━━━ Source data ━━━
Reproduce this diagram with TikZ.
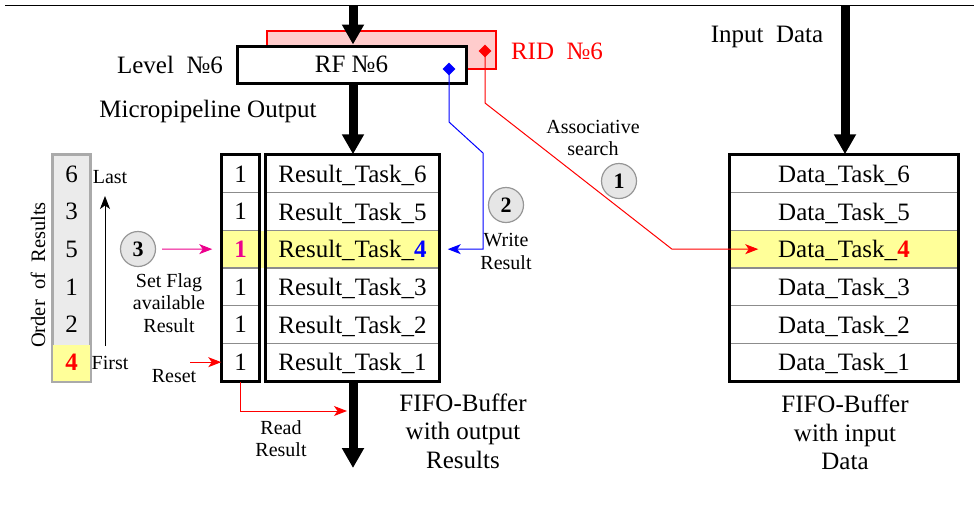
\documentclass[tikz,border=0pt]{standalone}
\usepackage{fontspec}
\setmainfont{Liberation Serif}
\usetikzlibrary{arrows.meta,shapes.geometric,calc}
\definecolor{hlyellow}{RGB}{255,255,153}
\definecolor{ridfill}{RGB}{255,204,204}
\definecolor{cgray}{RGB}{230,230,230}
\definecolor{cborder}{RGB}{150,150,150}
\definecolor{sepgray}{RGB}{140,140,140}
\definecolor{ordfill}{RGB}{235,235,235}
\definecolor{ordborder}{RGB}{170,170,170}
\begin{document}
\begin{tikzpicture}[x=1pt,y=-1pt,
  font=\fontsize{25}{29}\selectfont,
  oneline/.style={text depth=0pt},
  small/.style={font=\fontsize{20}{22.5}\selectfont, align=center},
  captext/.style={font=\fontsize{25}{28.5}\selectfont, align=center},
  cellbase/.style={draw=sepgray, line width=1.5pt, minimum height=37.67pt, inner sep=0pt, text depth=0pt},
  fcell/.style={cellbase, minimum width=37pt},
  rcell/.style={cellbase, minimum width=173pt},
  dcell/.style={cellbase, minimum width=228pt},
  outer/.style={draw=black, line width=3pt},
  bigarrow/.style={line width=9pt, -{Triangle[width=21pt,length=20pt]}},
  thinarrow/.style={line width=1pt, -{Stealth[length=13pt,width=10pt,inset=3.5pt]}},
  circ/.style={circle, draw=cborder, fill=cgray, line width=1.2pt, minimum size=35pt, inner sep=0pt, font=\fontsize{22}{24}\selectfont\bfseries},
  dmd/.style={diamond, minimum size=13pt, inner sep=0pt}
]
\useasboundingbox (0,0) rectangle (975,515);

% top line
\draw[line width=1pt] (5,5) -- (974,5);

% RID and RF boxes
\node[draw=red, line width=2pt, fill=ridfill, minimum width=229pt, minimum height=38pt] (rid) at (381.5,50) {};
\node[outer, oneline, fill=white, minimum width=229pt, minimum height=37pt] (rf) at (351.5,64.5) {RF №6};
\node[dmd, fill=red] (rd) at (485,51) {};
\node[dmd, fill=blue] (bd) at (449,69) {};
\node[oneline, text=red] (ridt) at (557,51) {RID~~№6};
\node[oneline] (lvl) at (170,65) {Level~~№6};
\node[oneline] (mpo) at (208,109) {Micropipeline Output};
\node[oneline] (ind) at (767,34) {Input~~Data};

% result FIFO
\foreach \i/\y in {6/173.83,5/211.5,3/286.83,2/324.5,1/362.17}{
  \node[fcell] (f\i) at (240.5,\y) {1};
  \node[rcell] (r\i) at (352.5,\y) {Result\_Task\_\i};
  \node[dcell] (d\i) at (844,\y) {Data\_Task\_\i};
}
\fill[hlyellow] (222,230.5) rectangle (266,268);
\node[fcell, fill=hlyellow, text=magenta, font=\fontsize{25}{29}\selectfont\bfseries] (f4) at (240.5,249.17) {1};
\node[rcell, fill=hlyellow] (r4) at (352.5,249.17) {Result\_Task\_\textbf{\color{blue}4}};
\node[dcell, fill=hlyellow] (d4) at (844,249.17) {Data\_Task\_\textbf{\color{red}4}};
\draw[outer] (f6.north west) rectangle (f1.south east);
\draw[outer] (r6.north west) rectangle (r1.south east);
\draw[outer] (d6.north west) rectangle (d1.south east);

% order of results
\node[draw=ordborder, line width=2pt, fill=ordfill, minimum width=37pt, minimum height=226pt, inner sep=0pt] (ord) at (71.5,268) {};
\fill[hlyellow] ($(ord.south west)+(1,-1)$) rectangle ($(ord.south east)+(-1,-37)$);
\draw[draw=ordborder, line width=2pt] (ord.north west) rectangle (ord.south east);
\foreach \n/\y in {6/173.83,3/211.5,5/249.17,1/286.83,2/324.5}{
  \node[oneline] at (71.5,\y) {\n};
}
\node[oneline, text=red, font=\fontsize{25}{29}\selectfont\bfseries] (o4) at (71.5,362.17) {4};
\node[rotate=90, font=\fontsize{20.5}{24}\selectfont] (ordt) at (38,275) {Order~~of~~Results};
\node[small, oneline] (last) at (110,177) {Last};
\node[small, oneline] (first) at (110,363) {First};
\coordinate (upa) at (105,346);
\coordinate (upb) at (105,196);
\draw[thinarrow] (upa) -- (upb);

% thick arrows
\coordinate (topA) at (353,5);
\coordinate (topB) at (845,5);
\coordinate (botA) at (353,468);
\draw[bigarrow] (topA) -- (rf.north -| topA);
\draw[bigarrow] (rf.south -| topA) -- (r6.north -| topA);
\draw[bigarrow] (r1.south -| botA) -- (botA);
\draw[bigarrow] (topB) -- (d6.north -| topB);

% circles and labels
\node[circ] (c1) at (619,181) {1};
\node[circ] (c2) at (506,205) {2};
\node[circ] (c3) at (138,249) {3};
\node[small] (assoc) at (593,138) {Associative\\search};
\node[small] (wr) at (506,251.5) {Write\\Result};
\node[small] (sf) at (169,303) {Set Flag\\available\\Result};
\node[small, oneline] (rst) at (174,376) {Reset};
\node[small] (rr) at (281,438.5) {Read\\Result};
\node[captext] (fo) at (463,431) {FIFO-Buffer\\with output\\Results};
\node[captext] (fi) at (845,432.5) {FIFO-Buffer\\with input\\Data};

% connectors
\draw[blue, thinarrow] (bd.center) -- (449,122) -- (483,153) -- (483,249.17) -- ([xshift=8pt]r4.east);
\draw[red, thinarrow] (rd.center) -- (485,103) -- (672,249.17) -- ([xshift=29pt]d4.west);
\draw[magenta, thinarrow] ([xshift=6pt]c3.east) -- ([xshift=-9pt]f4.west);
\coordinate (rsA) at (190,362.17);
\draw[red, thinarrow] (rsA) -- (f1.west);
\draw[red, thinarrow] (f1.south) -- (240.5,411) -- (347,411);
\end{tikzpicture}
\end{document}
━━━
Required task -
Output an exact copy of the material, with the pictures removed.

Written response -
Reproduce this diagram with TikZ.
\documentclass[tikz,border=0pt]{standalone}
\usepackage{fontspec}
\setmainfont{Liberation Serif}
\usetikzlibrary{arrows.meta,shapes.geometric,calc}
\definecolor{hlyellow}{RGB}{255,255,153}
\definecolor{ridfill}{RGB}{255,204,204}
\definecolor{cgray}{RGB}{230,230,230}
\definecolor{cborder}{RGB}{150,150,150}
\definecolor{sepgray}{RGB}{140,140,140}
\definecolor{ordfill}{RGB}{235,235,235}
\definecolor{ordborder}{RGB}{170,170,170}
\begin{document}
\begin{tikzpicture}[x=1pt,y=-1pt,
  font=\fontsize{25}{29}\selectfont,
  oneline/.style={text depth=0pt},
  small/.style={font=\fontsize{20}{22.5}\selectfont, align=center},
  captext/.style={font=\fontsize{25}{28.5}\selectfont, align=center},
  cellbase/.style={draw=sepgray, line width=1.5pt, minimum height=37.67pt, inner sep=0pt, text depth=0pt},
  fcell/.style={cellbase, minimum width=37pt},
  rcell/.style={cellbase, minimum width=173pt},
  dcell/.style={cellbase, minimum width=228pt},
  outer/.style={draw=black, line width=3pt},
  bigarrow/.style={line width=9pt, -{Triangle[width=21pt,length=20pt]}},
  thinarrow/.style={line width=1pt, -{Stealth[length=13pt,width=10pt,inset=3.5pt]}},
  circ/.style={circle, draw=cborder, fill=cgray, line width=1.2pt, minimum size=35pt, inner sep=0pt, font=\fontsize{22}{24}\selectfont\bfseries},
  dmd/.style={diamond, minimum size=13pt, inner sep=0pt}
]
\useasboundingbox (0,0) rectangle (975,515);

% top line
\draw[line width=1pt] (5,5) -- (974,5);

% RID and RF boxes
\node[draw=red, line width=2pt, fill=ridfill, minimum width=229pt, minimum height=38pt] (rid) at (381.5,50) {};
\node[outer, oneline, fill=white, minimum width=229pt, minimum height=37pt] (rf) at (351.5,64.5) {RF №6};
\node[dmd, fill=red] (rd) at (485,51) {};
\node[dmd, fill=blue] (bd) at (449,69) {};
\node[oneline, text=red] (ridt) at (557,51) {RID~~№6};
\node[oneline] (lvl) at (170,65) {Level~~№6};
\node[oneline] (mpo) at (208,109) {Micropipeline Output};
\node[oneline] (ind) at (767,34) {Input~~Data};

% result FIFO
\foreach \i/\y in {6/173.83,5/211.5,3/286.83,2/324.5,1/362.17}{
  \node[fcell] (f\i) at (240.5,\y) {1};
  \node[rcell] (r\i) at (352.5,\y) {Result\_Task\_\i};
  \node[dcell] (d\i) at (844,\y) {Data\_Task\_\i};
}
\fill[hlyellow] (222,230.5) rectangle (266,268);
\node[fcell, fill=hlyellow, text=magenta, font=\fontsize{25}{29}\selectfont\bfseries] (f4) at (240.5,249.17) {1};
\node[rcell, fill=hlyellow] (r4) at (352.5,249.17) {Result\_Task\_\textbf{\color{blue}4}};
\node[dcell, fill=hlyellow] (d4) at (844,249.17) {Data\_Task\_\textbf{\color{red}4}};
\draw[outer] (f6.north west) rectangle (f1.south east);
\draw[outer] (r6.north west) rectangle (r1.south east);
\draw[outer] (d6.north west) rectangle (d1.south east);

% order of results
\node[draw=ordborder, line width=2pt, fill=ordfill, minimum width=37pt, minimum height=226pt, inner sep=0pt] (ord) at (71.5,268) {};
\fill[hlyellow] ($(ord.south west)+(1,-1)$) rectangle ($(ord.south east)+(-1,-37)$);
\draw[draw=ordborder, line width=2pt] (ord.north west) rectangle (ord.south east);
\foreach \n/\y in {6/173.83,3/211.5,5/249.17,1/286.83,2/324.5}{
  \node[oneline] at (71.5,\y) {\n};
}
\node[oneline, text=red, font=\fontsize{25}{29}\selectfont\bfseries] (o4) at (71.5,362.17) {4};
\node[rotate=90, font=\fontsize{20.5}{24}\selectfont] (ordt) at (38,275) {Order~~of~~Results};
\node[small, oneline] (last) at (110,177) {Last};
\node[small, oneline] (first) at (110,363) {First};
\coordinate (upa) at (105,346);
\coordinate (upb) at (105,196);
\draw[thinarrow] (upa) -- (upb);

% thick arrows
\coordinate (topA) at (353,5);
\coordinate (topB) at (845,5);
\coordinate (botA) at (353,468);
\draw[bigarrow] (topA) -- (rf.north -| topA);
\draw[bigarrow] (rf.south -| topA) -- (r6.north -| topA);
\draw[bigarrow] (r1.south -| botA) -- (botA);
\draw[bigarrow] (topB) -- (d6.north -| topB);

% circles and labels
\node[circ] (c1) at (619,181) {1};
\node[circ] (c2) at (506,205) {2};
\node[circ] (c3) at (138,249) {3};
\node[small] (assoc) at (593,138) {Associative\\search};
\node[small] (wr) at (506,251.5) {Write\\Result};
\node[small] (sf) at (169,303) {Set Flag\\available\\Result};
\node[small, oneline] (rst) at (174,376) {Reset};
\node[small] (rr) at (281,438.5) {Read\\Result};
\node[captext] (fo) at (463,431) {FIFO-Buffer\\with output\\Results};
\node[captext] (fi) at (845,432.5) {FIFO-Buffer\\with input\\Data};

% connectors
\draw[blue, thinarrow] (bd.center) -- (449,122) -- (483,153) -- (483,249.17) -- ([xshift=8pt]r4.east);
\draw[red, thinarrow] (rd.center) -- (485,103) -- (672,249.17) -- ([xshift=29pt]d4.west);
\draw[magenta, thinarrow] ([xshift=6pt]c3.east) -- ([xshift=-9pt]f4.west);
\coordinate (rsA) at (190,362.17);
\draw[red, thinarrow] (rsA) -- (f1.west);
\draw[red, thinarrow] (f1.south) -- (240.5,411) -- (347,411);
\end{tikzpicture}
\end{document}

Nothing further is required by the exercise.